Breastfeeding Peer Counsellor Programme

 

Mama-2-Mama breastfeeding peer counsellors are trained to provide breastfeeding support and basic breastfeeding information to mothers. Peer counsellors have graduated from a programme based on the La Leche League New Zealand, Aotearoa, peer counsellor programme and complete up to twenty-four hours of breastfeeding education provided by two Peer Counsellor Administrators. A breastfeeding peer counsellor programme has the potential to increase the numbers of women who start breastfeeding, improve exclusivity of breastfeeding rates and improve duration of breastfeeding rates. Breastfeeding peer counsellors become advocates for breastfeeding in the community.

This increase in breastfeeding rates will reduce the infant morbidity rates, reduce the hospital admission rates and contribute positively to longer term health targets such as a reduction in obesity rates and diabetes and heart disease later in life. It will also contribute significantly to the well-being and health of mothers and afford some protection from depression, breast and ovarian cancer, heart disease and osteoporosis.

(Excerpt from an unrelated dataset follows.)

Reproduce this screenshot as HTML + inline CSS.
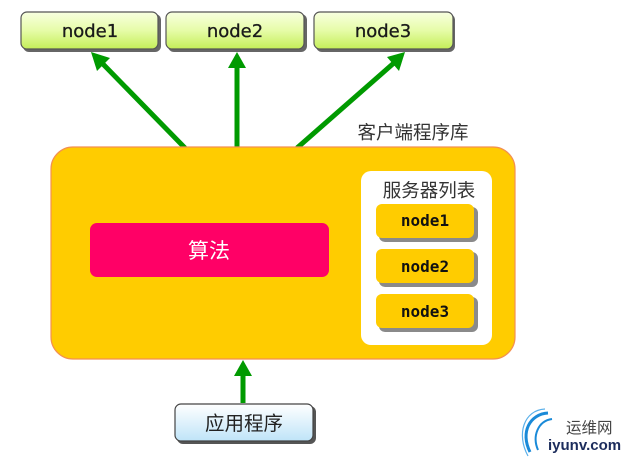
<!DOCTYPE html>
<html><head><meta charset="utf-8"><style>
html,body{margin:0;padding:0;background:#fff;}
svg{display:block;}
</style></head><body>
<svg width="629" height="461" viewBox="0 0 629 461" xmlns="http://www.w3.org/2000/svg">
<defs>
<linearGradient id="gn" x1="0" y1="0" x2="0" y2="1">
<stop offset="0" stop-color="#f8ffe0"/><stop offset="0.5" stop-color="#e6fca8"/><stop offset="1" stop-color="#c4ee58"/>
</linearGradient>
<linearGradient id="gb" x1="0" y1="0" x2="0" y2="1">
<stop offset="0" stop-color="#ffffff"/><stop offset="1" stop-color="#bfe4f8"/>
</linearGradient>
</defs>
<g font-family="'DejaVu Sans', 'Liberation Sans', sans-serif" font-size="18" fill="#1a1a1a" text-anchor="middle" stroke="#1a1a1a" stroke-width="0.3">
<rect x="23" y="14" width="138" height="38" rx="6" fill="#666" stroke="none"/>
<rect x="21" y="12" width="137" height="37" rx="6" fill="url(#gn)" stroke="#555" stroke-width="1.2"/>
<text x="90" y="37">node1</text>
<rect x="168" y="14" width="139" height="38" rx="6" fill="#666" stroke="none"/>
<rect x="166" y="12" width="138" height="37" rx="6" fill="url(#gn)" stroke="#555" stroke-width="1.2"/>
<text x="235" y="37">node2</text>
<rect x="316" y="14" width="139" height="38" rx="6" fill="#666" stroke="none"/>
<rect x="314" y="12" width="139" height="37" rx="6" fill="url(#gn)" stroke="#555" stroke-width="1.2"/>
<text x="383" y="37">node3</text>
</g>
<g stroke="#009a00" stroke-width="5" fill="#009a00">
<line x1="185" y1="148" x2="101" y2="62"/>
<polygon points="91,52 110,58 97,71" stroke="none"/>
<line x1="237" y1="148" x2="237" y2="66"/>
<polygon points="237,52 246,68 228,68" stroke="none"/>
<line x1="297" y1="148" x2="395" y2="62"/>
<polygon points="405,52 387,57 399,71" stroke="none"/>
<line x1="243" y1="403" x2="243" y2="373"/>
<polygon points="243,360 252,376 234,376" stroke="none"/>
</g>
<text x="413" y="139" font-family="'Liberation Sans','Noto Sans CJK SC',sans-serif" font-size="18.5" fill="#333" text-anchor="middle">客户端程序库</text>
<rect x="51" y="147" width="464" height="212" rx="22" fill="#ffcc00" stroke="#f39050" stroke-width="1.2"/>
<rect x="90" y="223" width="239" height="54" rx="7" fill="#ff0066"/>
<text x="209" y="258" font-family="'Liberation Sans','Noto Sans CJK SC',sans-serif" font-size="21" fill="#fff" text-anchor="middle">算法</text>
<rect x="361" y="171" width="131" height="174" rx="10" fill="#fff"/>
<text x="429" y="197" font-family="'Liberation Sans','Noto Sans CJK SC',sans-serif" font-size="18.5" fill="#333" text-anchor="middle">服务器列表</text>
<g font-family="'DejaVu Sans Mono','Liberation Mono',monospace" font-weight="bold" font-size="16" fill="#111" text-anchor="middle">
<rect x="379" y="207" width="99" height="35" rx="6" fill="#8a8a8a"/>
<rect x="376" y="204" width="98" height="34" rx="6" fill="#ffcc00"/>
<text x="425" y="226">node1</text>
<rect x="379" y="252" width="99" height="35" rx="6" fill="#8a8a8a"/>
<rect x="376" y="249" width="98" height="34" rx="6" fill="#ffcc00"/>
<text x="425" y="272">node2</text>
<rect x="379" y="297" width="99" height="35" rx="6" fill="#8a8a8a"/>
<rect x="376" y="294" width="98" height="34" rx="6" fill="#ffcc00"/>
<text x="425" y="317">node3</text>
</g>
<rect x="177" y="406" width="139" height="38" rx="6" fill="#555"/>
<rect x="175" y="404" width="138" height="37" rx="6" fill="url(#gb)" stroke="#444" stroke-width="1.2"/>
<text x="244" y="430" font-family="'Liberation Sans','Noto Sans CJK SC',sans-serif" font-size="19.5" fill="#222" text-anchor="middle">应用程序</text>
<g fill="none" stroke="#1a8ad8">
<path d="M548,413 C530,414 520,432 530,452" stroke-width="3"/>
<path d="M552,419 C538,421 532,436 538,450" stroke-width="2"/>
<path d="M545,409 C524,410 516,434 528,456" stroke-width="1.2" stroke="#5ab0ea"/>
</g>
<text x="566" y="433" font-family="'Liberation Sans','Noto Sans CJK SC',sans-serif" font-size="15.5" fill="#444">运维网</text>
<text x="548" y="450" font-family="'Liberation Sans',sans-serif" font-weight="bold" font-size="15" fill="#1c2c5c">iyunv.com</text>
</svg>
</body></html>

The overriding aim of training peer counsellors for breastfeeding is to build capacity within communities for women to support other women with breastfeeding. Making sure that breastfeeding knowledge is built up once again in mother / women networks is a key to breastfeeding continuance

Te Puawaitanga is interested in hearing from any wahine who are interested in doing this free training.  All women with some breastfeeding experience are eligible to take part in this training. What we are really looking for is a passion and commitment to breastfeeding and a desire to pass on helpful information and give support to other breastfeeding women. A bit like Jamie Oliver’s Pass-it-On cooking initiative – providing information to one person and then they can pass it on to someone else! We also know that mothers often have better breastfeeding experiences when they are given good support from their friends.

The sessions run on a weekly basis usually from 9.45am -12.15pm and finish with a celebration graduation lunch. There are ten sessions in total.

Frequently asked questions about Mama 2 Mama Programme

Breastfeeding Peer Counsellor Training – Referral Form

 

 

Breastfeeding Support Groups

 

For breastfeeding women, there are groups every week at different locations across Canterbury. Check our calendar here or for a full list of groups visit CanBreastFeed website.

 

 

 

Canterbury Breastfeeding Advocacy Service

 

 

 

 

 

The Canterbury Breastfeeding Advocacy Service has been set up to work towards creating a mother, baby and breastfeeding friendly Canterbury.

Around 94% of women start breastfeeding in New Zealand but almost half of these women have introduced infant formula to their babies even before six weeks of age. This practice leads to a shortened breastfeeding duration overall too.

Breastfeeding advocacy is about helping to remove the barriers to breastfeeding that women experience. This can involve working to establish appropriate, accessible support groups where women can get  advice and talk to other mothers, helping mothers to access breastfeeding friendly child care, working with early childhood education centres to create policies that support breastfeeding, and also helping to create family and breastfeeding friendly paid workplaces.

It is also about working with Canterbury  community health services, hospitals, social services, city council facilities, shopping malls and cafes to make sure that everyone in our community recognises the important and valuable work that mothers are doing when they breastfeed their babies.

Breastfeeding helps build strong and healthy communities so everyone needs to join in and support mothers and protect breastfeeding whenever and however they can.

 

Who is this service for?

Some women have more barriers to breastfeeding than others. New Zealand breastfeeding statistics seem to indicate that Māori women, Pacific Island women and young women have shorter breastfeeding rates for various reasons.  Working towards removing the barriers to starting and continuing breastfeeding for these groups of women and other women across the whole Canterbury community is very important.